We’ve heard a million times how Jesus was born in a stable, but look in your actual Bible (not the kiddy story book!) The word stable isn’t in there – because normal people (i.e. non-millionaires) in the near east would not have had separate stables, but rather animals shared the single room of the house on a slightly lower floor to the people. Bailey goes into much more detail that I can (p28-31) showing that the normal arrangement was to have a manger in the house, that Jesus had been welcomed into someone’s home. The shepherds found him, found there was nothing more they could do for the family and went to tell everyone, praising God.
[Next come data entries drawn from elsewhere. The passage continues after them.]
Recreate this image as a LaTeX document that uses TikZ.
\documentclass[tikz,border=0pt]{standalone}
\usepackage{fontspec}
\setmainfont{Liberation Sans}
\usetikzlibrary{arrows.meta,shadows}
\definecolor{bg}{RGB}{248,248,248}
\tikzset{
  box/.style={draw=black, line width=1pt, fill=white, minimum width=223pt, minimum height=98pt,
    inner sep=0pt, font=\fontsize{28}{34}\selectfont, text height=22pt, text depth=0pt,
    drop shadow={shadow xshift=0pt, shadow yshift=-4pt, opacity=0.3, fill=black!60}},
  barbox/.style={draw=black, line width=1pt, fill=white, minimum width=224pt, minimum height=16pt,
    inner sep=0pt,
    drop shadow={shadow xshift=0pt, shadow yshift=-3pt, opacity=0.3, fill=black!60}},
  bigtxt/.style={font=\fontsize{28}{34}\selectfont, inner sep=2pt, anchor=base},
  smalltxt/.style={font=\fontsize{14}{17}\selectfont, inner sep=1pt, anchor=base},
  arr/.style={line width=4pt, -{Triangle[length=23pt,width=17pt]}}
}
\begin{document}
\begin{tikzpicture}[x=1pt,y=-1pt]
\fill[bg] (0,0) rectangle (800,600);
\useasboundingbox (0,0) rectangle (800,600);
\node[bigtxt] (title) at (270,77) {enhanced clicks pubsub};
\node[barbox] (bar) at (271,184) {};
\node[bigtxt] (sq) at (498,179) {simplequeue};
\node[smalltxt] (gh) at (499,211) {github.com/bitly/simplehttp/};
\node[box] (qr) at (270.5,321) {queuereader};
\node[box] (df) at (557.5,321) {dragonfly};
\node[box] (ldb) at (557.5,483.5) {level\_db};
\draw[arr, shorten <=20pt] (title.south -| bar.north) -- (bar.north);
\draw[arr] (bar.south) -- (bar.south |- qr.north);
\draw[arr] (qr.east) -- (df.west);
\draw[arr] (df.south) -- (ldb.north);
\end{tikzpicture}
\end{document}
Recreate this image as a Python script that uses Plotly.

But what about the Inn? Mary and Joseph were turned away from everywhere, right? Well perhaps the word translated “inn” really means something else. The gospel writers had a word for hotel or guest house (see the story of the good Samaritan) but used a different one here – one that can better be thought of as “guest room” – an extra bedroom built as an extension to the one-room house either on the same level or on the roof. Someone was already occupying the guest room, so the family welcomed Jesus’ parents into their own home in their hour of greatest need.
So the story of the Incarnation might need reshaping a bit. This is not the story of rejection, of God identifying with all our darkest hours and deepest pains, in poverty and loneliness – we have those stories already in Jesus’ teaching ministry and more importantly, his death.
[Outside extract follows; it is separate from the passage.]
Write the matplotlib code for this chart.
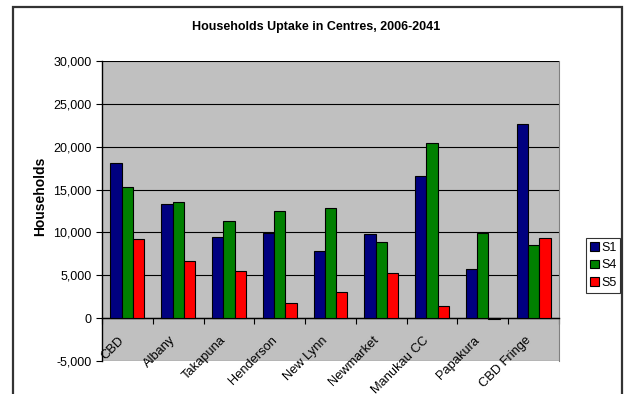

Immanuel, “God with Us” means utter dependence – the Omnipotent is helpless. Jesus has to depend not only on parents who have been told his significance and importance, but on strangers, a community to whom he has only a tenuous blood-line connection. Bethlehem was Joseph’s ancestral home, but we don’t know how long his part of the family had been gone ‘up north’. Yet here he is, funny northern accent, pregnant wife, faint whiff of scandal and all and he’s taken in. Matthew’s gospel hints that the family stayed for months (until the Magi visit).
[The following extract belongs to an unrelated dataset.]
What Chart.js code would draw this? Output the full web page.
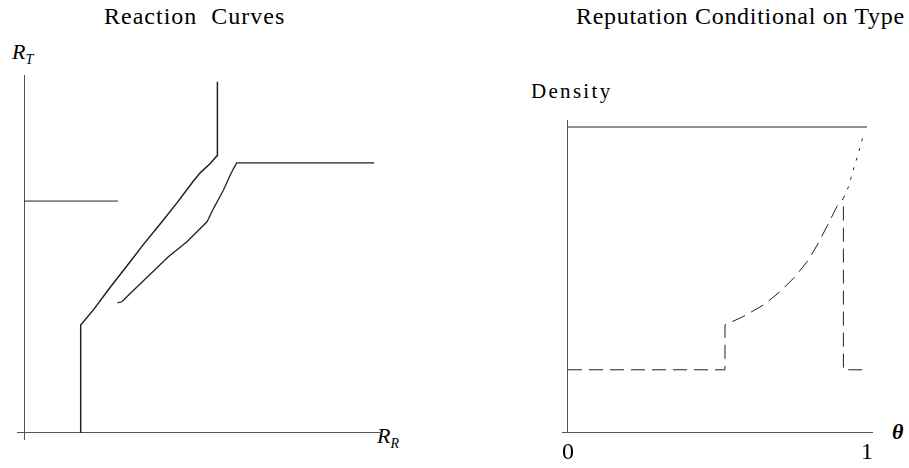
<!DOCTYPE html>
<html>
<head>
<meta charset="utf-8">
<script src="https://cdn.jsdelivr.net/npm/chart.js@4/dist/chart.umd.min.js"></script>
<style>
  body { margin: 0; background: #fff; width: 909px; height: 468px; position: relative; overflow: hidden; }
  .txt { position: absolute; font-family: "Liberation Serif", serif; color: #000; line-height: 1; white-space: pre; }
  canvas { position: absolute; }
</style>
</head>
<body>
<div class="txt" style="left:104px; top:4px; font-size:24px; letter-spacing:1px;">Reaction  Curves</div>
<div class="txt" style="left:576px; top:4px; font-size:24px; letter-spacing:0.7px;">Reputation Conditional on Type</div>
<div class="txt" style="left:12px; top:41px; font-size:22px; font-style:italic;">R<sub style="font-size:14px; vertical-align:-5px;">T</sub></div>
<div class="txt" style="left:377px; top:425px; font-size:22px; font-style:italic;">R<sub style="font-size:14px; vertical-align:-5px;">R</sub></div>
<div class="txt" style="left:531px; top:81px; font-size:21px; letter-spacing:2.3px;">Density</div>
<div class="txt" style="left:892px; top:421px; font-size:22px; font-style:italic; font-weight:bold;">θ</div>

<canvas id="reaction" width="365" height="365" style="left:17px; top:75px;"></canvas>
<canvas id="reputation" width="311" height="345" style="left:562px; top:120px;"></canvas>

<script>
// ---- left panel: reaction curves (R_R across, R_T up) ----
const flatRR = [0, 26.2];
const flatRT = [64.7, 64.7];
const upperRR = [15.7, 15.8, 19.4, 24.0, 28.7, 33.3, 38.0, 42.7, 47.3, 49.2, 52.0, 53.9, 54.0, 54.0];
const upperRT = [0, 30.0, 34.3, 40.5, 46.5, 52.5, 58.3, 64.2, 70.3, 72.6, 75.2, 77.4, 77.4, 98.1];
const lowerRR = [26.1, 27.3, 29.2, 40.3, 45.5, 51.1, 52.9, 55.7, 57.6, 58.5, 59.4, 97.8];
const lowerRT = [36.2, 36.5, 38.4, 49.1, 53.3, 58.9, 62.6, 67.8, 72.0, 73.8, 75.4, 75.4];

// ---- right panel: reputation density by type ----
const thetaTicks = [0, 1];
const flatTheta = [0, 1];
const flatDens = [1, 1];
const typeTheta = [0, 0.525, 0.525, 0.585, 0.653, 0.709, 0.759, 0.804, 0.837, 0.871, 0.899, 0.921];
const typeDens = [0.204, 0.204, 0.351, 0.378, 0.416, 0.46, 0.509, 0.564, 0.619, 0.684, 0.739, 0.766];
const dropTheta = [0.921, 0.921, 1];
const dropDens = [0.739, 0.204, 0.204];
const tailTheta = [0.921, 0.938, 0.954, 0.971, 0.988];
const tailDens = [0.766, 0.804, 0.859, 0.914, 0.974];

const AXIS = '#555';
const INK = '#222';

function pts(xs, ys) {
    return xs.map((x, i) => ({x: x, y: ys[i]}));
}

function series(xs, ys, dash, width) {
    return {data: pts(xs, ys),
            borderColor: INK,
            borderWidth: width || 1,
            borderDash: dash || [],
            pointRadius: 0,
            tension: 0,
            fill: false};
}

// only the zero line of each scale is drawn, it acts as the axis
function zeroAxis(extra) {
    return Object.assign({
        type: 'linear',
        border: { display: false },
        grid: {
            drawTicks: false,
            lineWidth: 1,
            color: ctx => (ctx.tick && ctx.tick.value === 0) ? AXIS : 'rgba(0,0,0,0)'
        },
        ticks: { display: false },
        afterBuildTicks: axis => { axis.ticks = [{value: 0}]; }
    }, extra);
}

const common = {
    responsive: false,
    devicePixelRatio: 1,
    animation: false,
    layout: { padding: 0 },
    plugins: { legend: { display: false }, tooltip: { enabled: false } }
};

new Chart(document.getElementById('reaction'), {
    type: 'line',
    data: {
        datasets: [series(flatRR, flatRT),
                   series(upperRR, upperRT, null, 1.5),
                   series(lowerRR, lowerRT, null, 1.3)]
    },
    options: Object.assign({}, common, {
        scales: {
            x: zeroAxis({min: -2, max: 100}),
            y: zeroAxis({min: -2.2, max: 100})
        }
    })
});

new Chart(document.getElementById('reputation'), {
    type: 'line',
    data: {
        datasets: [series(flatTheta, flatDens),
                   series(typeTheta, typeDens, [14, 7]),
                   series(dropTheta, dropDens, [14, 7]),
                   series(tailTheta, tailDens, [3, 7])]
    },
    options: Object.assign({}, common, {
        scales: {
            x: zeroAxis({
                min: -0.02, max: 1.02,
                ticks: {
                    display: true,
                    padding: 6,
                    color: '#000',
                    maxRotation: 0,
                    font: { family: 'Liberation Serif', size: 24 }
                },
                afterBuildTicks: axis => { axis.ticks = thetaTicks.map(v => ({value: v})); },
                afterFit: axis => {
                    axis.height = 33;
                    axis.paddingLeft = 0;
                    axis.paddingRight = 0;
                }
            }),
            y: zeroAxis({min: 0, max: 1.023})
        }
    })
});
</script>
</body>
</html>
We often talk about the gift of Jesus at Christmas, but in this story, it is Jesus who is doing the receiving, unable to return anything, unable to do anything at all. The gift of new life is given, but it needs the nurture and care of a family and the generosity of a whole community to get going.
The reciprocal gifts of contemporary Christmas are the opposite of the giving of that first Christmas – self interested and meaningless. The giving of Christmas is pure love, un-returnable gifts, utter dependence on the generosity of others. I can almost hear an echo of the grown-up Jesus as I suggest that maybe we should only give to people who can’t give back to us this year. Sadly, this kind of giving and receiving is perhaps more necessary this year than any other in my lifetime – maybe a real Christmas gift would be to food bank this year.
Also, to end on a high note, when we see that kind of giving, we need to celebrate it, praising God and telling everyone, just like the shepherds did!
“Glory to God in the highest heaven, and on earth, peace to those on whom his favour rests!”